> [EXERCISE DIRECTIONS]: The exercise asks for every line of the data to be reproduced exactly.

> [SUPPLIED RECORDS]:
=======
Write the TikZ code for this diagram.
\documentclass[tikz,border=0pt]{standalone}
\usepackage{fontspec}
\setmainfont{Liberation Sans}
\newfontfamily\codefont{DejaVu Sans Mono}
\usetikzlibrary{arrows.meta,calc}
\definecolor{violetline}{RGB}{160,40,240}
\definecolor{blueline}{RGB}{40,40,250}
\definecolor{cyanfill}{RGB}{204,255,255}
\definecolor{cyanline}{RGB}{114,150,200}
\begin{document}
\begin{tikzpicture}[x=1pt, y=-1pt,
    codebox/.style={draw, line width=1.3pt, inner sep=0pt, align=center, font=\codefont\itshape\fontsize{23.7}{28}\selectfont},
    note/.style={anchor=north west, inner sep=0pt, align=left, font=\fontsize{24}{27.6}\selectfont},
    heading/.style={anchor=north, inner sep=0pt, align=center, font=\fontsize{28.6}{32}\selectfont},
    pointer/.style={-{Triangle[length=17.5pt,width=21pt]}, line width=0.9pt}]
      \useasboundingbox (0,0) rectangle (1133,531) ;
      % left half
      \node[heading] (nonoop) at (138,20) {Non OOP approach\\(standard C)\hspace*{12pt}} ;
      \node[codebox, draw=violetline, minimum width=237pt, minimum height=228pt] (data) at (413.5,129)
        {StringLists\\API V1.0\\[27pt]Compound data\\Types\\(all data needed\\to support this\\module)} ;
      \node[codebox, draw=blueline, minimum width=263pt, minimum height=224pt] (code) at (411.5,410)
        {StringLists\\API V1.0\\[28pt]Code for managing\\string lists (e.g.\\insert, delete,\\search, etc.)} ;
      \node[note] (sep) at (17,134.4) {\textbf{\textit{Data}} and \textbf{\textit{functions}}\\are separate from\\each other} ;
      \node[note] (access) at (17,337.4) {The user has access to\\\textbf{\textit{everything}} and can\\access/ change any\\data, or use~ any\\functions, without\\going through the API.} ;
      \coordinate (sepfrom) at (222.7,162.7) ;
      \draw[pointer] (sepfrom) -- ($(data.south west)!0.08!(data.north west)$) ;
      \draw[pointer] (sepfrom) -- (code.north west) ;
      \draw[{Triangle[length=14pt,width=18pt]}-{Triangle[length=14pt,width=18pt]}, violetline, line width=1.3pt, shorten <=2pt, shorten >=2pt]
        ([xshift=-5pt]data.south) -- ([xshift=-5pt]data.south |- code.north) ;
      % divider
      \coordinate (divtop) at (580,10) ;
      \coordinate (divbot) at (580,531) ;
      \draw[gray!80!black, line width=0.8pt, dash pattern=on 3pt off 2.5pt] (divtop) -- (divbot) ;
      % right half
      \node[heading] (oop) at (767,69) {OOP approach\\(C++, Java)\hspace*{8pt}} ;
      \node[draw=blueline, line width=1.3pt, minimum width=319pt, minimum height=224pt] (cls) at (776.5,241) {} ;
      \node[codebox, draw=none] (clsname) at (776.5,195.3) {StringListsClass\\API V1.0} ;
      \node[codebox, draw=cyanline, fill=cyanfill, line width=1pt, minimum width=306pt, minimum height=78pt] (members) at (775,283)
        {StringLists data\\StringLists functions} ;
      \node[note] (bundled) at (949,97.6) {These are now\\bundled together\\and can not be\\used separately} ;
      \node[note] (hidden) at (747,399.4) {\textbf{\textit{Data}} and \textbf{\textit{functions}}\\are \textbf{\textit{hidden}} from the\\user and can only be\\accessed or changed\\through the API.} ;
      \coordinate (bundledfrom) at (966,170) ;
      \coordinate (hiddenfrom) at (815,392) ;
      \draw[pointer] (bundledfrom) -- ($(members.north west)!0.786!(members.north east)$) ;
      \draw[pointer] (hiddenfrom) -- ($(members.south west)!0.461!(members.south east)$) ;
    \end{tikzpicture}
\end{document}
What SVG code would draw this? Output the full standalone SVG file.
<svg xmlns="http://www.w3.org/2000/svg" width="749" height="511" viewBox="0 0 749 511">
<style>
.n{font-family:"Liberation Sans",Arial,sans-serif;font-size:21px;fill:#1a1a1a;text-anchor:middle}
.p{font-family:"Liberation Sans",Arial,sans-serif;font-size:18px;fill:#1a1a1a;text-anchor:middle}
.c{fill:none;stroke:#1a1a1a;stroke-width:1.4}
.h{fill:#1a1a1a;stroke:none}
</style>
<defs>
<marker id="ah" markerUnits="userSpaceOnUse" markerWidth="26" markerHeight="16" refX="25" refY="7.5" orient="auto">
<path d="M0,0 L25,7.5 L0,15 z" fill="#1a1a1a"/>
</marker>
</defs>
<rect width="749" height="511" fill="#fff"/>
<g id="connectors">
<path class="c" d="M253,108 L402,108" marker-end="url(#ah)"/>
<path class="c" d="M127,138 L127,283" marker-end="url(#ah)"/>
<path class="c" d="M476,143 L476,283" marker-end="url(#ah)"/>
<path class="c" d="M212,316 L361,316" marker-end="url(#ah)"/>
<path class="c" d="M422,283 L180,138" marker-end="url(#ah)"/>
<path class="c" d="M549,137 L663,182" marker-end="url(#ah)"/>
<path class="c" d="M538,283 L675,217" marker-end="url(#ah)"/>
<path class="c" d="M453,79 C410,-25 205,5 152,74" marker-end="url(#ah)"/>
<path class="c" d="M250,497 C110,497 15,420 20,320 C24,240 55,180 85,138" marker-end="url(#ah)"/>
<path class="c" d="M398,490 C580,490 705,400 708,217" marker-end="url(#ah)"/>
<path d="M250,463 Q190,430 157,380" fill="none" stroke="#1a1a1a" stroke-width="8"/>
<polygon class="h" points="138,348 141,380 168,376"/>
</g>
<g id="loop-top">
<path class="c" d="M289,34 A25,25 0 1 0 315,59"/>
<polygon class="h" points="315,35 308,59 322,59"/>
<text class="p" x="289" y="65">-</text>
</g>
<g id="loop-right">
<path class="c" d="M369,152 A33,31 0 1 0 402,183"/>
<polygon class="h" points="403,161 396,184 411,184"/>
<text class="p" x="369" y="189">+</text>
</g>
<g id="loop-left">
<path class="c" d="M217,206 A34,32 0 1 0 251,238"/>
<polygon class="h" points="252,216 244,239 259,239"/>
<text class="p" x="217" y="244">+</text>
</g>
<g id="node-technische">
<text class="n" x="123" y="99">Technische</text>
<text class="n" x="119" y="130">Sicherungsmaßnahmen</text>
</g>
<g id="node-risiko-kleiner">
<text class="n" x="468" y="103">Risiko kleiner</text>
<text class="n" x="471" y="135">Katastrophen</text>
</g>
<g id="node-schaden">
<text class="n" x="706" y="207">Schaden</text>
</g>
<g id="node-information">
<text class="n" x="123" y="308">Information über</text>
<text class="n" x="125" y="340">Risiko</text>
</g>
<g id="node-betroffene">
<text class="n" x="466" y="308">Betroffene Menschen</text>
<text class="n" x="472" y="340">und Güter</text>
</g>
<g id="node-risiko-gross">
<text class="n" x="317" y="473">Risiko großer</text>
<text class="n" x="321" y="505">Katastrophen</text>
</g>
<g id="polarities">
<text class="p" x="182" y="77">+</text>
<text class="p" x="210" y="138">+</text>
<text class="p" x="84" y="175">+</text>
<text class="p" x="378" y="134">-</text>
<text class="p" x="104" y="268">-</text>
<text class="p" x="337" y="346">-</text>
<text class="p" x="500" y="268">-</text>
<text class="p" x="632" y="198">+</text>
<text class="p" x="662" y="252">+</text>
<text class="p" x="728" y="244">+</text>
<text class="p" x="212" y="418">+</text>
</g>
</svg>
=======
> [TASK RESPONSE]:
Write the TikZ code for this diagram.
\documentclass[tikz,border=0pt]{standalone}
\usepackage{fontspec}
\setmainfont{Liberation Sans}
\newfontfamily\codefont{DejaVu Sans Mono}
\usetikzlibrary{arrows.meta,calc}
\definecolor{violetline}{RGB}{160,40,240}
\definecolor{blueline}{RGB}{40,40,250}
\definecolor{cyanfill}{RGB}{204,255,255}
\definecolor{cyanline}{RGB}{114,150,200}
\begin{document}
\begin{tikzpicture}[x=1pt, y=-1pt,
    codebox/.style={draw, line width=1.3pt, inner sep=0pt, align=center, font=\codefont\itshape\fontsize{23.7}{28}\selectfont},
    note/.style={anchor=north west, inner sep=0pt, align=left, font=\fontsize{24}{27.6}\selectfont},
    heading/.style={anchor=north, inner sep=0pt, align=center, font=\fontsize{28.6}{32}\selectfont},
    pointer/.style={-{Triangle[length=17.5pt,width=21pt]}, line width=0.9pt}]
      \useasboundingbox (0,0) rectangle (1133,531) ;
      % left half
      \node[heading] (nonoop) at (138,20) {Non OOP approach\\(standard C)\hspace*{12pt}} ;
      \node[codebox, draw=violetline, minimum width=237pt, minimum height=228pt] (data) at (413.5,129)
        {StringLists\\API V1.0\\[27pt]Compound data\\Types\\(all data needed\\to support this\\module)} ;
      \node[codebox, draw=blueline, minimum width=263pt, minimum height=224pt] (code) at (411.5,410)
        {StringLists\\API V1.0\\[28pt]Code for managing\\string lists (e.g.\\insert, delete,\\search, etc.)} ;
      \node[note] (sep) at (17,134.4) {\textbf{\textit{Data}} and \textbf{\textit{functions}}\\are separate from\\each other} ;
      \node[note] (access) at (17,337.4) {The user has access to\\\textbf{\textit{everything}} and can\\access/ change any\\data, or use~ any\\functions, without\\going through the API.} ;
      \coordinate (sepfrom) at (222.7,162.7) ;
      \draw[pointer] (sepfrom) -- ($(data.south west)!0.08!(data.north west)$) ;
      \draw[pointer] (sepfrom) -- (code.north west) ;
      \draw[{Triangle[length=14pt,width=18pt]}-{Triangle[length=14pt,width=18pt]}, violetline, line width=1.3pt, shorten <=2pt, shorten >=2pt]
        ([xshift=-5pt]data.south) -- ([xshift=-5pt]data.south |- code.north) ;
      % divider
      \coordinate (divtop) at (580,10) ;
      \coordinate (divbot) at (580,531) ;
      \draw[gray!80!black, line width=0.8pt, dash pattern=on 3pt off 2.5pt] (divtop) -- (divbot) ;
      % right half
      \node[heading] (oop) at (767,69) {OOP approach\\(C++, Java)\hspace*{8pt}} ;
      \node[draw=blueline, line width=1.3pt, minimum width=319pt, minimum height=224pt] (cls) at (776.5,241) {} ;
      \node[codebox, draw=none] (clsname) at (776.5,195.3) {StringListsClass\\API V1.0} ;
      \node[codebox, draw=cyanline, fill=cyanfill, line width=1pt, minimum width=306pt, minimum height=78pt] (members) at (775,283)
        {StringLists data\\StringLists functions} ;
      \node[note] (bundled) at (949,97.6) {These are now\\bundled together\\and can not be\\used separately} ;
      \node[note] (hidden) at (747,399.4) {\textbf{\textit{Data}} and \textbf{\textit{functions}}\\are \textbf{\textit{hidden}} from the\\user and can only be\\accessed or changed\\through the API.} ;
      \coordinate (bundledfrom) at (966,170) ;
      \coordinate (hiddenfrom) at (815,392) ;
      \draw[pointer] (bundledfrom) -- ($(members.north west)!0.786!(members.north east)$) ;
      \draw[pointer] (hiddenfrom) -- ($(members.south west)!0.461!(members.south east)$) ;
    \end{tikzpicture}
\end{document}
What SVG code would draw this? Output the full standalone SVG file.
<svg xmlns="http://www.w3.org/2000/svg" width="749" height="511" viewBox="0 0 749 511">
<style>
.n{font-family:"Liberation Sans",Arial,sans-serif;font-size:21px;fill:#1a1a1a;text-anchor:middle}
.p{font-family:"Liberation Sans",Arial,sans-serif;font-size:18px;fill:#1a1a1a;text-anchor:middle}
.c{fill:none;stroke:#1a1a1a;stroke-width:1.4}
.h{fill:#1a1a1a;stroke:none}
</style>
<defs>
<marker id="ah" markerUnits="userSpaceOnUse" markerWidth="26" markerHeight="16" refX="25" refY="7.5" orient="auto">
<path d="M0,0 L25,7.5 L0,15 z" fill="#1a1a1a"/>
</marker>
</defs>
<rect width="749" height="511" fill="#fff"/>
<g id="connectors">
<path class="c" d="M253,108 L402,108" marker-end="url(#ah)"/>
<path class="c" d="M127,138 L127,283" marker-end="url(#ah)"/>
<path class="c" d="M476,143 L476,283" marker-end="url(#ah)"/>
<path class="c" d="M212,316 L361,316" marker-end="url(#ah)"/>
<path class="c" d="M422,283 L180,138" marker-end="url(#ah)"/>
<path class="c" d="M549,137 L663,182" marker-end="url(#ah)"/>
<path class="c" d="M538,283 L675,217" marker-end="url(#ah)"/>
<path class="c" d="M453,79 C410,-25 205,5 152,74" marker-end="url(#ah)"/>
<path class="c" d="M250,497 C110,497 15,420 20,320 C24,240 55,180 85,138" marker-end="url(#ah)"/>
<path class="c" d="M398,490 C580,490 705,400 708,217" marker-end="url(#ah)"/>
<path d="M250,463 Q190,430 157,380" fill="none" stroke="#1a1a1a" stroke-width="8"/>
<polygon class="h" points="138,348 141,380 168,376"/>
</g>
<g id="loop-top">
<path class="c" d="M289,34 A25,25 0 1 0 315,59"/>
<polygon class="h" points="315,35 308,59 322,59"/>
<text class="p" x="289" y="65">-</text>
</g>
<g id="loop-right">
<path class="c" d="M369,152 A33,31 0 1 0 402,183"/>
<polygon class="h" points="403,161 396,184 411,184"/>
<text class="p" x="369" y="189">+</text>
</g>
<g id="loop-left">
<path class="c" d="M217,206 A34,32 0 1 0 251,238"/>
<polygon class="h" points="252,216 244,239 259,239"/>
<text class="p" x="217" y="244">+</text>
</g>
<g id="node-technische">
<text class="n" x="123" y="99">Technische</text>
<text class="n" x="119" y="130">Sicherungsmaßnahmen</text>
</g>
<g id="node-risiko-kleiner">
<text class="n" x="468" y="103">Risiko kleiner</text>
<text class="n" x="471" y="135">Katastrophen</text>
</g>
<g id="node-schaden">
<text class="n" x="706" y="207">Schaden</text>
</g>
<g id="node-information">
<text class="n" x="123" y="308">Information über</text>
<text class="n" x="125" y="340">Risiko</text>
</g>
<g id="node-betroffene">
<text class="n" x="466" y="308">Betroffene Menschen</text>
<text class="n" x="472" y="340">und Güter</text>
</g>
<g id="node-risiko-gross">
<text class="n" x="317" y="473">Risiko großer</text>
<text class="n" x="321" y="505">Katastrophen</text>
</g>
<g id="polarities">
<text class="p" x="182" y="77">+</text>
<text class="p" x="210" y="138">+</text>
<text class="p" x="84" y="175">+</text>
<text class="p" x="378" y="134">-</text>
<text class="p" x="104" y="268">-</text>
<text class="p" x="337" y="346">-</text>
<text class="p" x="500" y="268">-</text>
<text class="p" x="632" y="198">+</text>
<text class="p" x="662" y="252">+</text>
<text class="p" x="728" y="244">+</text>
<text class="p" x="212" y="418">+</text>
</g>
</svg>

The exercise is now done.